Dans ces correspondances intimes qui se jouent entre matière et mémoire, les lieux aussi se feuillettent. Ainsi du camp de Chacabuco, construit sur les ruines d’un ancien centre minier, que les militaires n’ont eu qu’à cercler de barbelés. La mémoire des lieux n’est pas seulement un désert à creuser, c’est aussi une architecture à déconstruire. Exemple avec Miguel. Interné à Chacabuco, il met à profit ses déambulations quotidiennes pour prendre, à pas calculés, les mesures exactes du camp, qu’il consigne au secret de la nuit. Le lendemain, par précaution, les plans doivent être détruits, mais ils sont désormais gravés dans le cerveau de l’architecte qui, aussitôt libéré, peut sans peine en reproduire le tracé précis. Témoignage précieux de ce survivant dont l’épouse souffre aujourd’hui d’un Alzheimer. Le trop-plein de mémoire de l’un compense l’oubli de l’autre : figure tragique du Chili.
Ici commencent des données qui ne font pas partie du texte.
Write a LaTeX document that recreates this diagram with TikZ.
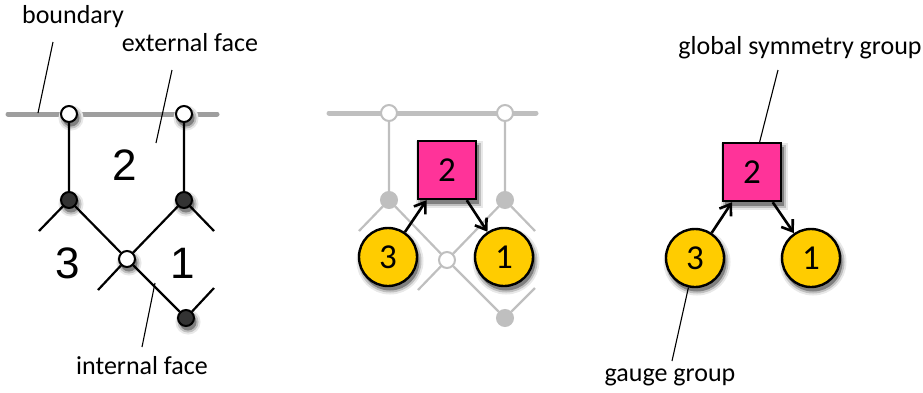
\documentclass[tikz,border=0pt]{standalone}
\usepackage{fontspec}
\setmainfont{Carlito}
\newfontfamily\digitfont{Liberation Sans}
\usetikzlibrary{arrows.meta}
\definecolor{gaugeyellow}{RGB}{255,204,0}
\definecolor{flavourpink}{RGB}{255,51,153}

\begin{document}
\begin{tikzpicture}[
    x=1pt, y=-1pt,
    every node/.style={inner sep=0pt},
    caption/.style={font=\fontsize{26}{30}\selectfont},
    pointer/.style={line width=1.1pt},
    bnd/.style={line width=5pt, line cap=round},
    edge/.style={line width=2.2pt},
    wv/.style={circle, draw, fill=white, line width=2pt, minimum size=16pt},
    bv/.style={circle, draw, fill=black!80, line width=2pt, minimum size=16pt},
    halo/.style={
        preaction={draw=black!9, fill=black!9, line width=9pt,
            transform canvas={shift={(2pt,-4pt)}}},
        preaction={draw=black!25, fill=black!25, line width=5pt,
            transform canvas={shift={(2pt,-4pt)}}},
        preaction={draw=black!50, fill=black!50, line width=1pt,
            transform canvas={shift={(2pt,-4pt)}}}},
    gauge/.style={circle, draw, fill=gaugeyellow, line width=2.4pt, minimum size=58pt,
        font=\fontsize{35}{38}\selectfont, halo},
    flavour/.style={rectangle, draw, fill=flavourpink, line width=2.4pt, minimum size=58pt,
        font=\fontsize{35}{38}\selectfont, halo},
    quiver/.style={line width=2.6pt, -{Straight Barb[length=10pt, width=14pt, line width=2.6pt]}}]

  \useasboundingbox (0,0) rectangle (923,392);

  % left: bipartite graph
  \draw[bnd, black!38] (8,114) coordinate (bl) -- (217,114) coordinate (br);
  \node[wv, halo] (w1) at (69,114) {};
  \node[wv, halo] (w2) at (184,114) {};
  \node[bv, halo] (b1) at (69,200) {};
  \node[bv, halo] (b2) at (184,200) {};
  \node[wv, halo] (w3) at (127,259) {};
  \node[bv, halo] (b3) at (186,318) {};
  \coordinate (s1) at (39,231);
  \coordinate (s2) at (214,231);
  \coordinate (s3) at (98,290);
  \coordinate (s4) at (214,288);
  \draw[edge] (w1) -- (b1) (w2) -- (b2) (b1) -- (w3) (b2) -- (w3) (w3) -- (b3)
              (b1) -- (s1) (b2) -- (s2) (w3) -- (s3) (b3) -- (s4);

  \node[font=\digitfont\fontsize{44}{46}\selectfont] (f2) at (125,165) {2};
  \node[font=\digitfont\fontsize{44}{46}\selectfont] (f3) at (68,263) {3};
  \node[font=\digitfont\fontsize{44}{46}\selectfont] (f1) at (183,263) {1};

  \node[caption] (lbnd) at (73,17) {boundary};
  \node[caption] (lext) at (190,43) {external face};
  \node[caption] (lint) at (142,366) {internal face};
  \coordinate (pb) at (38,113);
  \coordinate (pe) at (156,143);
  \coordinate (pi) at (155,283);
  \draw[pointer] (53,42) -- (pb);
  \draw[pointer] (172,70) -- (pe);
  \draw[pointer] (142,347) -- (pi);

  % middle: graph faded, quiver on top
  \begin{scope}[black!25, xshift=320pt]
    \draw[bnd] (9,113) coordinate (gl) -- (216,113) coordinate (gr);
    \node[wv, draw=black!25] (gw1) at (69,113) {};
    \node[wv, draw=black!25] (gw2) at (185,113) {};
    \node[bv, draw=black!25, fill=black!25] (gb1) at (69,200) {};
    \node[bv, draw=black!25, fill=black!25] (gb2) at (185,200) {};
    \node[wv, draw=black!25] (gw3) at (127,260) {};
    \node[bv, draw=black!25, fill=black!25] (gb3) at (185,318) {};
    \coordinate (gs1) at (39,231);
    \coordinate (gs2) at (215,231);
    \coordinate (gs3) at (98,290);
    \coordinate (gs4) at (215,288);
    \draw[edge] (gw1) -- (gb1) (gw2) -- (gb2) (gb1) -- (gw3) (gb2) -- (gw3) (gw3) -- (gb3)
                (gb1) -- (gs1) (gb2) -- (gs2) (gw3) -- (gs3) (gb3) -- (gs4);
  \end{scope}

  \node[flavour] (m2) at (447,170) {2};
  \node[gauge] (m3) at (388,257) {3};
  \node[gauge] (m1) at (504,257) {1};
  \draw[quiver] (m3) -- (m2);
  \draw[quiver] (m2) -- (m1);

  % right: quiver alone
  \node[flavour] (q2) at (752,172) {2};
  \node[gauge] (q3) at (695,258) {3};
  \node[gauge] (q1) at (811,258) {1};
  \draw[quiver] (q3) -- (q2);
  \draw[quiver] (q2) -- (q1);

  \node[caption] (lglob) at (800,48) {global symmetry group};
  \node[caption] (lgauge) at (670,377) {gauge group};
  \draw[pointer] (778,70) -- (q2);
  \draw[pointer] (672,361) -- (q3);
\end{tikzpicture}
\end{document}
Cette façon très personnelle de déployer la mémoire en un texte qui doit autant à l’interrogation philosophique qu’à la poésie des images fait songer à la démarche d’Harun Farocki, en particulier à son remarquable Images du monde et inscription de la guerre, qui met en œuvre une sémiotique également fondée sur des associations visuelles. Et ceci même n’est pas sans affinité avec le dernier film de Terrence Malick, Tree of Life, dont le propos pourrait être de dévider la trame cosmique d’une mémoire marquée par la perte – et par là, touchée par la grâce.

Mais La Nostalgie de la lumière est un voyage en textures qui ne s’aventure pas à formuler quelque théorie de la mémoire. Le texte s’offre aux questions, les images sont des hypothèses, les sens circulent, réfléchissent, les langages se regardent. Rien ne s’impose. Le rythme, lancinant, épouse celui du ressouvenir, et lui-même n’en finit pas d’infiltrer ce qui résiste, le passé, la dureté du présent. Diffuse, influente, la mémoire se fond dans la lumière. Le monde, si plein, si grouillant, est à sa merci.